Quantifying Glacial Erosion in the European Alps with Thermochronological Age Distributions

Abstract:

Low temperature thermochronology is a widely used tool to quantify long-term exhumation rates and decipher landscape evolution. In this study we use the spatial variations in apatite fission track (AFT) ages along major valleys to investigate the impact of Quaternary glacial erosion in the European Alps.

To analyze the influence of glacial erosion on the thermochronological age distribution, we chose a study area in the Central Alps of Switzerland, which was strongly affected by Quaternary glaciations. Additionally, this area provides already published AFT ages and combined with our samples, we have a relatively high spatial sample density.
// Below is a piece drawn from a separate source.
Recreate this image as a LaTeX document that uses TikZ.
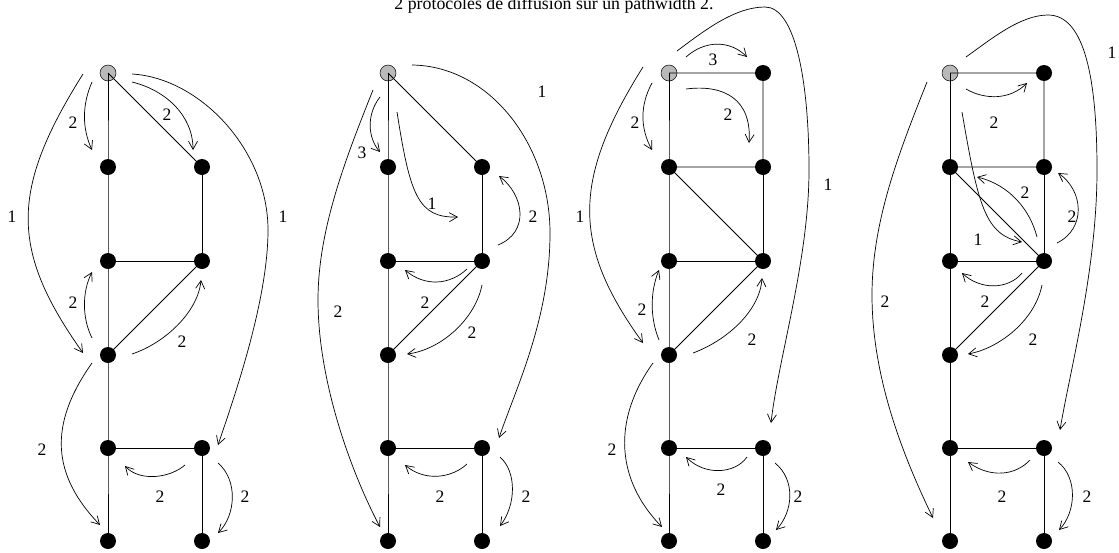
\documentclass[tikz,border=0pt]{standalone}
\usepackage{fontspec}
\setmainfont{Liberation Serif}
\usetikzlibrary{arrows.meta, calc}

\begin{document}
\begin{tikzpicture}[x=1pt, y=-1pt,
    vtx/.style={circle, fill=black, inner sep=0pt, minimum size=16pt},
    src/.style={vtx, fill=gray!55, draw=black, line width=0.5pt},
    edge/.style={line width=0.8pt},
    msg/.style={line width=0.7pt, -{Straight Barb[length=8pt, width=9pt, line width=0.7pt]}},
    lbl/.style={font=\fontsize{17.5}{20}\selectfont, inner sep=0pt},
    ttl/.style={font=\fontsize{17.8}{21}\selectfont, inner sep=0pt}]
  \useasboundingbox (0,0) rectangle (1119,552);
  \node[ttl, anchor=base] (title) at (554,9) {2 protocoles de diffusion sur un pathwidth 2.};

  % the four graphs: common part
  \foreach \g/\x in {1/108, 2/388, 3/669, 4/950}{
    \node[src] (s\g) at (\x,73) {};
    \node[vtx] (a\g) at (\x,167) {};
    \node[vtx] (b\g) at (\x+94,167) {};
    \node[vtx] (c\g) at (\x,261) {};
    \node[vtx] (d\g) at (\x+94,261) {};
    \node[vtx] (e\g) at (\x,355) {};
    \node[vtx] (f\g) at (\x,448) {};
    \node[vtx] (g\g) at (\x+94,448) {};
    \node[vtx] (h\g) at (\x,541) {};
    \node[vtx] (i\g) at (\x+94,541) {};
    \draw[edge] (s\g.center) -- (a\g.center) -- (c\g.center) -- (e\g.center) -- (f\g.center) -- (h\g.center);
    \draw[edge] (b\g.center) -- (d\g.center) -- (c\g.center);
    \draw[edge] (e\g.center) -- (d\g.center);
    \draw[edge] (f\g.center) -- (g\g.center) -- (i\g.center);
  }
  \foreach \g in {1, 2}
    \draw[edge] (s\g.center) -- (b\g.center);
  \foreach \g/\x in {3/669, 4/950}{
    \node[vtx] (t\g) at (\x+94,73) {};
    \draw[edge] (s\g.center) -- (t\g.center) -- (b\g.center) -- (a\g.center) -- (d\g.center);
  }

  % graph 1
  \draw[msg] ($(s1)+(-25,1)$) .. controls (10,190) and (10,250) .. ($(e1)+(-25,-2)$);
  \draw[msg] ($(s1)+(-16,9)$) .. controls (82,105) and (82,128) .. ($(a1)+(-16,-17)$);
  \draw[msg] ($(s1)+(24,9)$) .. controls (165,90) and (193,115) .. ($(b1)+(-9,-17)$);
  \draw[msg] ($(s1)+(24,1)$) .. controls (200,78) and (268,150) .. (268,230)
    .. controls (268,300) and (235,395) .. ($(g1)+(16,-3)$);
  \draw[msg] ($(e1)+(-16,-17)$) .. controls (82,318) and (82,292) .. ($(c1)+(-16,11)$);
  \draw[msg] ($(e1)+(24,-1)$) .. controls (165,343) and (198,312) .. ($(d1)+(-1,19)$);
  \draw[msg] ($(e1)+(-16,8)$) .. controls (48,425) and (52,475) .. ($(h1)+(-8,-16)$);
  \draw[msg] ($(g1)+(-17,17)$) .. controls (170,478) and (140,482) .. ($(f1)+(17,18)$);
  \draw[msg] ($(g1)+(16,15)$) .. controls (238,480) and (236,515) .. ($(i1)+(16,-8)$);
  \node[lbl] (l1a) at (12,217) {1};
  \node[lbl] (l1b) at (73,123) {2};
  \node[lbl] (l1c) at (167,115) {2};
  \node[lbl] (l1d) at (283,217) {1};
  \node[lbl] (l1e) at (73,303) {2};
  \node[lbl] (l1f) at (182,342) {2};
  \node[lbl] (l1g) at (42,450) {2};
  \node[lbl] (l1h) at (160,497) {2};
  \node[lbl] (l1i) at (245,497) {2};

  % graph 2
  \draw[msg] ($(s2)+(-15,17)$) .. controls (345,160) and (318,230) .. (318,300)
    .. controls (318,380) and (350,470) .. ($(h2)+(-8,-14)$);
  \draw[msg] ($(s2)+(-8,24)$) .. controls (366,115) and (368,138) .. ($(a2)+(-8,-15)$);
  \draw[msg] ($(s2)+(9,39)$) .. controls (410,195) and (418,218) .. ($(d2)+(-24,-44)$);
  \draw[msg] ($(s2)+(24,-8)$) .. controls (490,66) and (550,145) .. (550,233)
    .. controls (550,320) and (515,390) .. ($(g2)+(17,-10)$);
  \draw[msg] ($(d2)+(16,-16)$) .. controls (530,232) and (524,195) .. ($(b2)+(17,9)$);
  \draw[msg] ($(d2)+(-15,8)$) .. controls (450,285) and (425,287) .. ($(c2)+(17,9)$);
  \draw[msg] ($(d2)+(0,24)$) .. controls (475,320) and (440,350) .. ($(e2)+(19,-1)$);
  \draw[msg] ($(g2)+(-15,16)$) .. controls (452,478) and (425,482) .. ($(f2)+(17,17)$);
  \draw[msg] ($(g2)+(18,9)$) .. controls (517,472) and (516,505) .. ($(i2)+(18,-15)$);
  \node[lbl] (l2a) at (338,312) {2};
  \node[lbl] (l2b) at (362,153) {3};
  \node[lbl] (l2c) at (432,204) {1};
  \node[lbl] (l2d) at (542,92) {1};
  \node[lbl] (l2e) at (533,217) {2};
  \node[lbl] (l2f) at (425,303) {2};
  \node[lbl] (l2g) at (472,333) {2};
  \node[lbl] (l2h) at (440,497) {2};
  \node[lbl] (l2i) at (526,497) {2};

  % graph 3
  \draw[msg] ($(s3)+(-26,-6)$) .. controls (572,180) and (572,245) .. ($(e3)+(-26,-12)$);
  \draw[msg] ($(s3)+(-17,10)$) .. controls (640,105) and (640,128) .. ($(a3)+(-17,-17)$);
  \draw[msg] ($(s3)+(17,-16)$) .. controls (705,40) and (730,40) .. ($(t3)+(-16,-16)$);
  \draw[msg] ($(s3)+(17,16)$) .. controls (725,84) and (752,100) .. ($(b3)+(-14,-24)$);
  \draw[msg] ($(s3)+(8,-22)$) .. controls (705,30) and (735,7) .. (765,7)
    .. controls (795,7) and (809,80) .. (809,170)
    .. controls (809,260) and (778,360) .. ($(g3)+(8,-25)$);
  \draw[msg] ($(e3)+(-10,-15)$) .. controls (650,318) and (650,292) .. ($(c3)+(-10,9)$);
  \draw[msg] ($(e3)+(24,-2)$) .. controls (728,340) and (760,310) .. ($(d3)+(-1,17)$);
  \draw[msg] ($(e3)+(-16,8)$) .. controls (612,420) and (616,480) .. ($(h3)+(-7,-14)$);
  \draw[msg] ($(g3)+(-16,9)$) .. controls (735,474) and (705,476) .. ($(f3)+(17,9)$);
  \draw[msg] ($(g3)+(12,15)$) .. controls (796,480) and (793,512) .. ($(i3)+(13,-11)$);
  \node[lbl] (l3a) at (580,217) {1};
  \node[lbl] (l3b) at (635,123) {2};
  \node[lbl] (l3c) at (713,60) {3};
  \node[lbl] (l3d) at (728,115) {2};
  \node[lbl] (l3e) at (828,185) {1};
  \node[lbl] (l3f) at (642,310) {2};
  \node[lbl] (l3g) at (752,340) {2};
  \node[lbl] (l3h) at (612,450) {2};
  \node[lbl] (l3i) at (721,490) {2};
  \node[lbl] (l3j) at (798,497) {2};

  % graph 4
  \draw[msg] ($(s4)+(-23,9)$) .. controls (900,150) and (872,220) .. (872,295)
    .. controls (872,380) and (905,460) .. ($(h4)+(-17,-23)$);
  \draw[msg] ($(s4)+(16,16)$) .. controls (985,100) and (1010,100) .. ($(t4)+(-17,10)$);
  \draw[msg] ($(s4)+(16,-16)$) .. controls (990,40) and (1020,15) .. (1048,15)
    .. controls (1085,15) and (1097,80) .. (1097,170)
    .. controls (1097,270) and (1070,370) .. ($(g4)+(16,-18)$);
  \draw[msg] ($(s4)+(12,39)$) .. controls (978,205) and (985,235) .. ($(d4)+(-22,-19)$);
  \draw[msg] ($(d4)+(-7,-24)$) .. controls (1030,210) and (1010,185) .. ($(a4)+(27,10)$);
  \draw[msg] ($(d4)+(13,-18)$) .. controls (1087,228) and (1083,190) .. ($(b4)+(14,6)$);
  \draw[msg] ($(d4)+(-22,12)$) .. controls (1008,290) and (980,290) .. ($(c4)+(12,12)$);
  \draw[msg] ($(d4)+(-2,24)$) .. controls (1035,320) and (1000,348) .. ($(e4)+(18,-1)$);
  \draw[msg] ($(g4)+(-14,12)$) .. controls (1015,476) and (990,478) .. ($(f4)+(18,14)$);
  \draw[msg] ($(g4)+(14,14)$) .. controls (1078,478) and (1076,512) .. ($(i4)+(15,-11)$);
  \node[lbl] (l4a) at (885,302) {2};
  \node[lbl] (l4b) at (994,123) {2};
  \node[lbl] (l4c) at (1112,53) {1};
  \node[lbl] (l4d) at (978,240) {1};
  \node[lbl] (l4e) at (1025,193) {2};
  \node[lbl] (l4f) at (1072,217) {2};
  \node[lbl] (l4g) at (985,302) {2};
  \node[lbl] (l4h) at (1033,340) {2};
  \node[lbl] (l4i) at (1002,497) {2};
  \node[lbl] (l4j) at (1087,497) {2};
\end{tikzpicture}
\end{document}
The major uplift phase of the Alpine orogeny occurred in Miocene, whereas nowadays active tectonics in the Central Alps of Switzerland is below the limit of detection. However, our results reveal a non-uniform AFT age-elevation trend and as these can not be easily linked to active tectonics, instead glacial erosion may be the driving mechanism. The AFT ages of bedrocks vary between ~4 Ma and ~12 Ma, resulting in an average exhumation rate of ~0.5 km/Ma for the last ~8 Ma. The age-elevation relation follows a distinct local trend along major valleys, whereby the youngest ages are not found at the lowest point. We suggest that the AFT age distribution is a result of spatially non-uniform (glacial) erosion. A simple 3D thermal-kinematic modelling with Pecube confirms the assumption, as spatially uniform exhumation can not explain this age-elevation trend. We propose that focused valley incisions occurred during Quaternary glaciations, which led to distinct thermochronological age distributions along major valleys.